As it happened, Efron was sitting among the Hittites. And Efron the Hittite answered Abraham so that all the Hittites could hear, for the benefit of all those who were coming to the gate of the city: “No, my lord, hear me: I am giving you the field, and the cave that is in it is yours–I am giving it to you. As far as all my people are concerned, I am giving it to you; bury your dead.”
Yet Abraham bowed before the people of the land, and spoke to Efron so that all the people of the land could hear: “No, you must listen to me: I will give you the value of the field. Take it from home, and then I will bury my dead there.” Then Efron answered Abraham, saying to him, “My lord, hear me: What is four hundred shekels of silver between you and me?Now, bury your dead.”
Finally, Abraham heeded Efron. So Abraham weighed out for Efron the price that he had specified to the Hittites–four hundred shekels of silver, the price of exchange for the transaction.
For the biblical authors, it’s clear that Abraham is understood as being able to negotiate. He does so here for the purchase of a cave. (Note that I’m interested in this as a literary text at the moment. We will leave to the side the historical question of whether the price the narrative claims Abraham paid was excessive, whether this is good-faith negotiation on either side, and what exactly Abraham can have been viewed to have purchased–let alone whether any of this matters to Israeli claims to Hebron in our own time!) He does so in the Sodom and Gomorrah episode for the preservation of the lives of the good and the bad.
There is no negotiation in the Akedah. Compliance in that story is simply assumed.
What kind of man, one wonders, negotiates for others’ lives, negotiates for a place to bury his wife, but won’t negotiate for the life of his child? There are a few different ways to look at this.

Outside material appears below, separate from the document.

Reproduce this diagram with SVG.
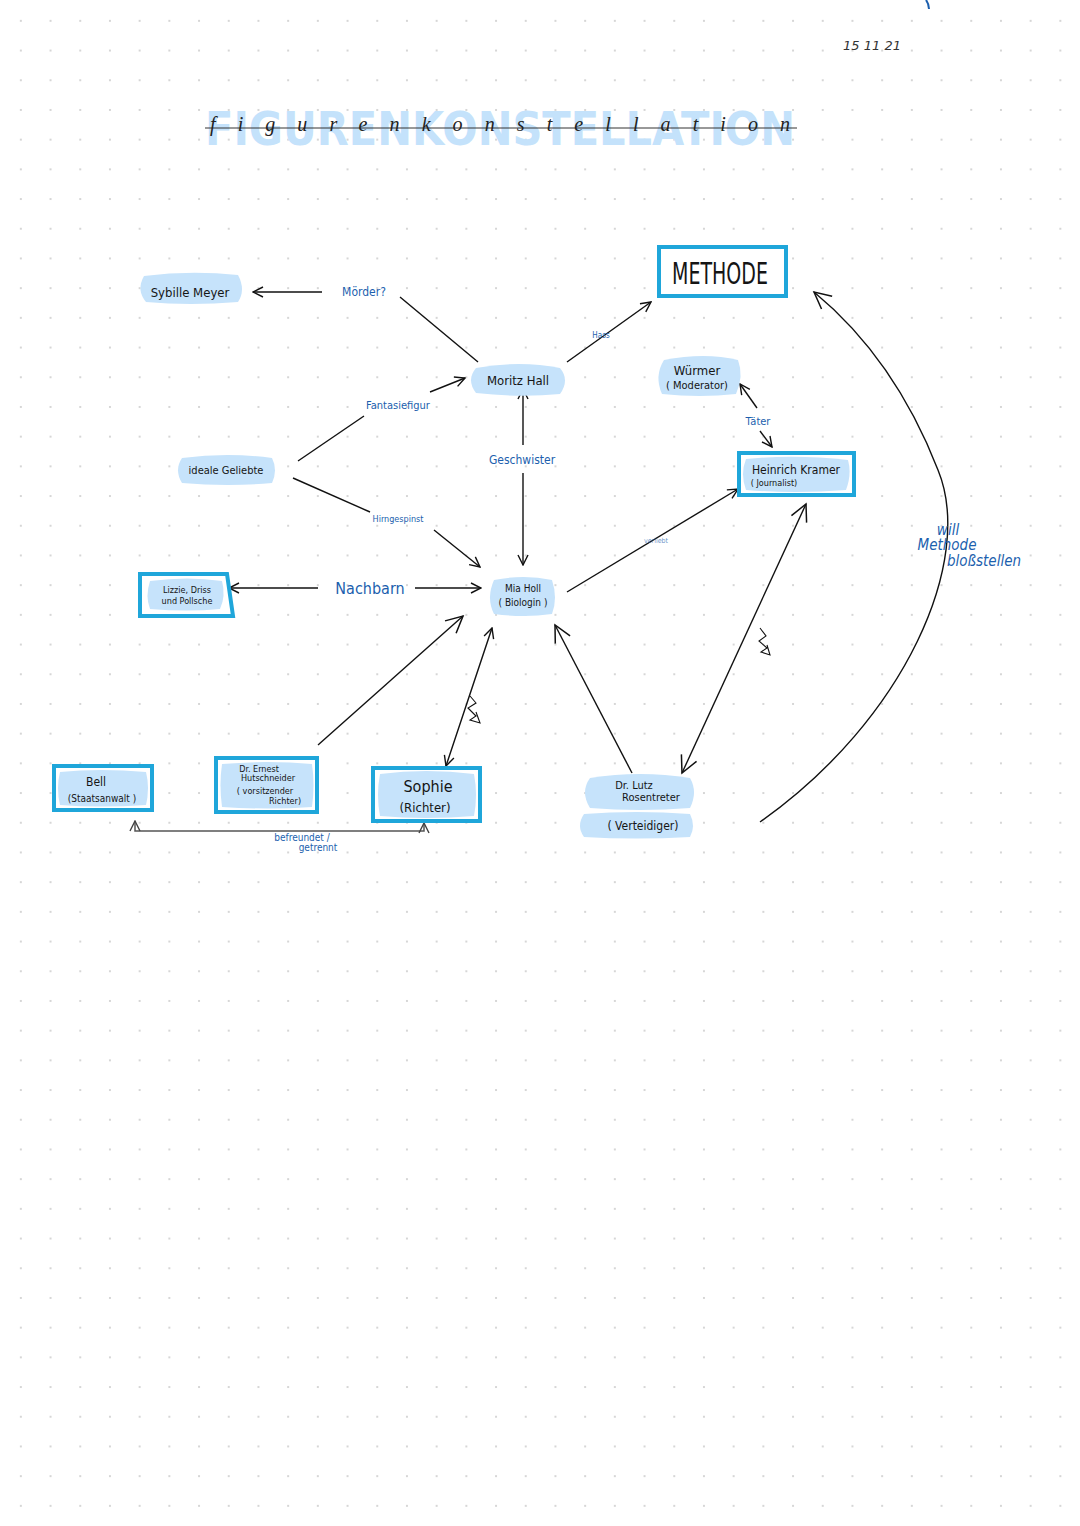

One is that Abraham isn’t portrayed as negotiating in the Akedah because it’s futile. Note that in the story, it’s no skin off Yahweh’s nose to allow negotiation over Sodom and Gomorrah because the negotiation would come to nothing anyway–there aren’t ten righteous people to save Sodom and Gomorrah. So one could do a d’rash that shows that Abraham knows where the limits are on negotiating with Yahweh; he can test a little when it doesn’t matter like in Sodom and Gomorrah, but when it does matter, Abraham falls in line.
You can do a different d’rash, which shows Abraham stalling. That’s the approach preserved in Rashi’s commentary, which pastes together a number of individual texts (various bits of Talmud and classic midrashic collections). It’s a bit more like a negotiation than the plain sense of the text or of the other midrashic approach I mentioned.
The most consistent way of viewing these series of transactions–Sodom and Gomorrah, the Akedah, and the negotiation for Machpelah–is simply to view them as what they are: myths in the classic sense, origin stories that do not on their face convey any actual facts.
Doing this has a significant benefit: it gets us past the need to idealize literary figures. We needn’t twist ourselves in knots to redeem Abraham’s conduct toward Isaac. And we needn’t twist ourselves in knots in a continual effort to renegotiate the meaning of the past for our own time in an effort to preserve some idealized morality that isn’t really in the texts and events we’re trying to save.
Sometimes literary figures are portrayed as acting badly. Sometimes ethical conduct is negotiable. But that doesn’t mean we need to leave our ethics hostage to the text.
The value of the text? That’s negotiable, too.